Did mozzies, not a meteor, do for the dinosaurs?
6th January 2008
Disease-carrying mosquitoes could have killed off dinosaurs instead of a cataclysmic comet
The theory goes that dinosaurs were wiped out after an asteroid smashed into the Earth 65million years ago.
But now it has been suggested they were sent into eternity by an equally catastrophic but somewhat smaller threat - biting insects.
Disease spread by mosquitoes, mites and ticks was probably the major factor that finished off the reptiles, say scientists.
The insects could have also made it harder for dinosaurs to survive by changing the nature of plant life.
Bees and other pollinators helped promote the rapid spread of flowering plants, leading to the loss of vegetarian dinosaurs' traditional food sources. As the planteating dinosaurs declined, so would their predators.
The theory helps explain why dinosaurs took so long to die off, say husband-and - wife team George and Roberta Poinar.

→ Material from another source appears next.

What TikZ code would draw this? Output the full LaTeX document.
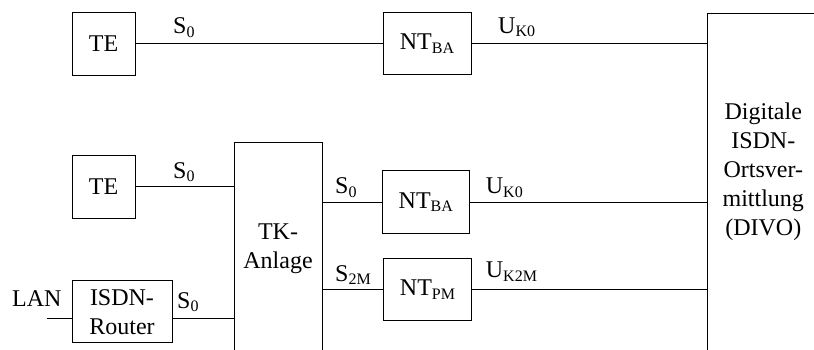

According to the most widely accepted explanation, the dinosaurs vanished after an asteroid or comet hit the Earth between the Cretaceous and Tertiary periods.
Another theory is that they were driven to extinction by massive volcanic eruptions in India, which led to extreme climate change.
But George Poinar, a courtesy professor of zoology at Oregon State University, points out that they did not disappear immediately.
Their extinction was drawn out over hundreds of thousands or even millions of years.
An asteroid impact should have led to an abrupt extinction, and climate change would probably also have wiped them out in a relatively short time, he said.
But emerging diseases spread by biting insects, combined with the spread of flowering plants, and competition with insects for plant resources, was "perfectly compatible" with a lengthy process of extinction.
The Poinars outline their theory in What Bugged The Dinosaurs? Insects, Disease And Death In The Cretaceous, published by Princeton University Press.
The professor said examination of insects preserved in amber found organisms which can cause malaria, dysentery "and other abdominal disturbances".
The infections the insects carried would have caused repeated epidemics that slowly wore down dinosaur populations, which had little or no immunity.
Professor Poinar added: "Other geologic and catastrophic events certainly played a role.
"But by themselves, such events do not explain a process that in reality took a very, very long time, perhaps millions of years. Insects and diseases do provide that explanation."